The challenges facing international humanitarian action are growing in scale, scope and complexity. According to UNOCHA, nearly 150 million people were affected by a combination of natural disasters, wars and conflicts in 2013, and the number of people needing assistance as a result has more than doubled over the last decade. International humanitarian agencies are already struggling to meet these growing and increasingly complex needs. Without concerted effort, the gap between what is needed and what is provided is likely to grow in the coming years and decades.
Against this context, many are calling for radical changes to both what humanitarian actors do and how they do it. Such changes have been called for in the past, of course, especially in the wake of high profile humanitarian failures in Rwanda, the Indian Ocean tsunami, and Haiti. But the current context of growing global needs is creating a ‘burning platform’ scenario for the sector. Put simply: humanitarians must adapt in order to maintain their relevance, reputation and impact.
An increasing number of humanitarian agencies and researchers recognise the need for such change, and have embraced ideas and principles of innovation. Their efforts have:
- raised the importance of innovation for achieving humanitarian goals
- showcased and communicated numerous examples of successful innovation
- generated specific initiatives to facilitate innovation and
- helped to build understanding of the innovation process in the sector.

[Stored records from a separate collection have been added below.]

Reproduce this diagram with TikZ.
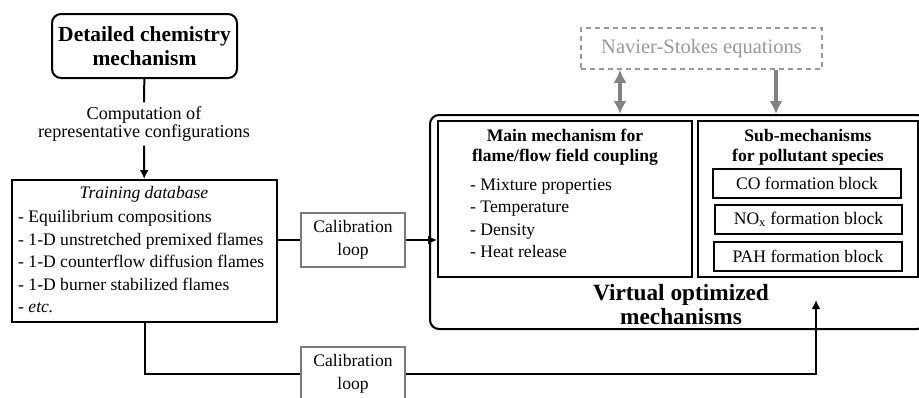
\documentclass[tikz,border=0pt]{standalone}
\usepackage{fontspec}
\setmainfont{Liberation Serif}
\usetikzlibrary{arrows.meta,positioning}

\definecolor{loopgray}{HTML}{7A7A7A}
\definecolor{nsgray}{HTML}{999999}

\tikzset{
  txt/.style={font=\fontsize{17.6}{22.5}\selectfont},
  bigtitle/.style={font=\fontsize{21.5}{24}\selectfont\bfseries, align=center},
  subtitle/.style={font=\fontsize{17.6}{20}\selectfont\bfseries, align=center},
  box/.style={draw, line width=2pt, inner sep=0pt},
  loopbox/.style={draw=loopgray, line width=2pt, inner sep=0pt, txt, align=center,
    minimum width=104, minimum height=54},
  blockbox/.style={draw, line width=2pt, inner sep=0pt, txt, minimum height=29},
  conn/.style={line width=2pt},
  arr/.style={conn, -{Latex[length=9,width=9]}},
  nsarr/.style={line width=3.5pt, draw=nsgray!85!black},
}

\begin{document}
\begin{tikzpicture}[x=1pt,y=-1pt]
\useasboundingbox (0,0) rectangle (919,397);

% Detailed mechanism and training data
\node[box, rounded corners=9, minimum width=185, minimum height=64, bigtitle] (detailed) at (144.5,46)
  {Detailed chemistry\\mechanism};
\node[txt, align=center, font=\fontsize{18.2}{18}\selectfont, inner sep=4pt] (comp) at (144,124)
  {Computation of\\representative configurations};
\node[box, minimum width=265, minimum height=142] (train) at (144.5,251) {};
\node[txt] (traintitle) at (144,194) {\itshape Training database};
\node[txt, align=left, anchor=west, inner sep=0pt] (trainlist) at (18,262)
  {- Equilibrium compositions\\- 1-D unstretched premixed flames\\- 1-D counterflow diffusion flames\\- 1-D burner stabilized flames\\- \textit{etc.}};

\draw[conn] (detailed) -- (comp);
\draw[arr] (comp) -- (train);

% Virtual mechanism
\node[box, rounded corners=9, minimum width=496, minimum height=214] (virtual) at (678,222) {};
\node[box, minimum width=254, minimum height=156] (main) at (565,199) {};
\node[box, minimum width=220, minimum height=156] (sub) at (808,199) {};
\node[bigtitle, font=\fontsize{23.3}{24}\selectfont\bfseries] (vtitle) at (681,305) {Virtual optimized\\mechanisms};

\node[subtitle] (maintitle) at (565,147) {Main mechanism for\\flame/flow field coupling};
\node[txt, align=left, anchor=west, inner sep=0pt] (mainlist) at (470,218.5)
  {- Mixture properties\\- Temperature\\- Density\\- Heat release};

\node[subtitle] (subtitle) at (808,147) {Sub-mechanisms\\for pollutant species};
\node[blockbox, minimum width=188] (co) at (807,183.5) {CO formation block};
\node[blockbox, minimum width=187] (nox) at (808.5,219.5) {NO\textsubscript{x} formation block};
\node[blockbox, minimum width=188] (pah) at (808,256) {PAH formation block};

% Flow solver
\node[draw=nsgray, dashed, dash pattern=on 5pt off 4pt, line width=1.5pt, text=nsgray,
  font=\fontsize{20.5}{24}\selectfont, minimum width=241, minimum height=41, inner sep=0pt] (ns) at (701.5,48.5)
  {Navier-Stokes equations};
\draw[nsarr, {Latex[length=13,width=13]}-{Latex[length=13,width=13]}] (620,0 |- ns.south) -- (620,0 |- virtual.north);
\draw[nsarr, -{Latex[length=13,width=13]}] (776,0 |- ns.south) -- (776,0 |- virtual.north);

% Calibration loops
\node[loopbox] (calib1) at (353,240) {Calibration\\loop};
\node[loopbox] (calib2) at (353,374) {Calibration\\loop};
\coordinate (vtip) at (816,300);

\draw[conn] (train.east |- calib1.west) -- (calib1.west);
\draw[arr] (calib1.east) -- (calib1.east -| main.west);
\draw[conn] (train.south) |- (calib2.west);
\draw[arr] (calib2.east) -| (vtip);

\end{tikzpicture}
\end{document}
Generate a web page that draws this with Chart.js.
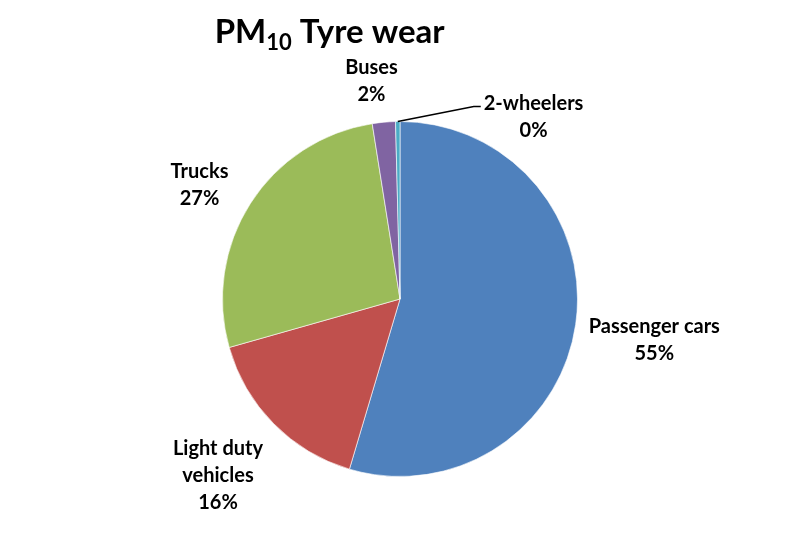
<!DOCTYPE html>
<html lang="en">
<head>
    <meta charset="UTF-8">
    <title>PM10 Tyre wear</title>
    <script src="https://cdn.jsdelivr.net/npm/chart.js@4/dist/chart.umd.min.js"></script>
    <style>
        body { margin: 0; background: #fff; }
        #wrap { width: 800px; height: 537px; }
    </style>
</head>
<body>
    <div id="wrap"><canvas id="chart"></canvas></div>

    <script>
    // data
    const categories = ['Passenger cars', 'Light duty vehicles', 'Trucks', 'Buses', '2-wheelers'];
    const labelLines = [['Passenger cars'], ['Light duty', 'vehicles'], ['Trucks'], ['Buses'], ['2-wheelers']];
    const shares = [54.6, 16.0, 26.9, 2.1, 0.4];
    const shownPct = ['55%', '16%', '27%', '2%', '0%'];
    const colors = ['#4F81BD', '#C0504D', '#9BBB59', '#8064A2', '#4BACC6'];

    const FONT = 'Lato, Calibri, "Open Sans", sans-serif';

    // title with subscript
    const titlePlugin = {
        id: 'subTitle',
        afterDraw(chart) {
            const ctx = chart.ctx;
            ctx.save();
            ctx.fillStyle = '#000';
            ctx.textBaseline = 'alphabetic';
            const big = 'bold 33px ' + FONT, small = 'bold 22px ' + FONT;
            ctx.font = big;
            const w1 = ctx.measureText('PM').width;
            const w3 = ctx.measureText(' Tyre wear').width;
            ctx.font = small;
            const w2 = ctx.measureText('10').width;
            let x = chart.width * 0.412 - (w1 + w2 + w3) / 2;
            const y = 43;
            ctx.font = big;
            ctx.fillText('PM', x, y);
            x += w1;
            ctx.font = small;
            ctx.fillText('10', x, y + 7);
            x += w2;
            ctx.font = big;
            ctx.fillText(' Tyre wear', x, y);
            ctx.restore();
        }
    };

    // outside labels, Excel-like
    const labelPlugin = {
        id: 'outLabels',
        afterDraw(chart) {
            const ctx = chart.ctx;
            const meta = chart.getDatasetMeta(0);
            ctx.save();
            ctx.font = 'bold 20px ' + FONT;
            ctx.fillStyle = '#000';
            ctx.textAlign = 'center';
            ctx.textBaseline = 'middle';
            const lh = 27;
            meta.data.forEach((arc, i) => {
                const p = arc.getProps(['x', 'y', 'startAngle', 'endAngle', 'outerRadius']);
                const lines = labelLines[i].concat([shownPct[i]]);
                const w = Math.max(...lines.map(t => ctx.measureText(t).width));
                const h = lines.length * lh;
                let cx, cy;
                if (shares[i] < 1) {
                    // tiny slice: leader line out to the right
                    const a = (p.startAngle + p.endAngle) / 2;
                    const ex = p.x + Math.cos(a) * p.outerRadius;
                    const ey = p.y + Math.sin(a) * p.outerRadius;
                    const kx = ex + 76, ky = ey - 15;
                    ctx.strokeStyle = '#000';
                    ctx.lineWidth = 1.5;
                    ctx.beginPath();
                    ctx.moveTo(ex, ey);
                    ctx.lineTo(kx, ky);
                    ctx.lineTo(kx + 7, ky);
                    ctx.stroke();
                    cx = kx + 10 + w / 2;
                    cy = ky + h / 2 - lh / 2 - 3;
                } else {
                    const a = (p.startAngle + p.endAngle) / 2;
                    const dx = Math.cos(a), dy = Math.sin(a);
                    const r = p.outerRadius + 22;
                    cx = p.x + dx * r + dx * w / 2 - 8;
                    cy = p.y + dy * r + dy * h / 2 + 8;
                }
                const top = cy - h / 2 + lh / 2;
                lines.forEach((t, k) => ctx.fillText(t, cx, top + k * lh));
            });
            ctx.restore();
        }
    };

    const ctx = document.getElementById('chart').getContext('2d');
    new Chart(ctx, {
        type: 'pie',
        data: {
            labels: categories,
            datasets: [{
                data: shares,
                backgroundColor: colors,
                borderColor: 'rgba(255,255,255,0.6)',
                borderWidth: 1
            }]
        },
        options: {
            responsive: true,
            maintainAspectRatio: false,
            animation: false,
            layout: { padding: { top: 121, bottom: 60, left: 200, right: 200 } },
            plugins: {
                legend: { display: false },
                tooltip: { enabled: false }
            }
        },
        plugins: [titlePlugin, labelPlugin]
    });
    </script>
</body>
</html>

Innovation is increasingly understood as a dynamic process involving search and discovery, invention and selection, implementation and testing, and scaling. It is seen as taking place within a complex system shaped by multiple actors, factors and interactions. This emerging body of work has provided the intellectual and operational foundations for the present research.
A two-year-long programme of research for the UK’s Department for International Development (DFID) has helped to extend these initial efforts by conducting an empirically based examination of the Humanitarian Innovation Ecosystem.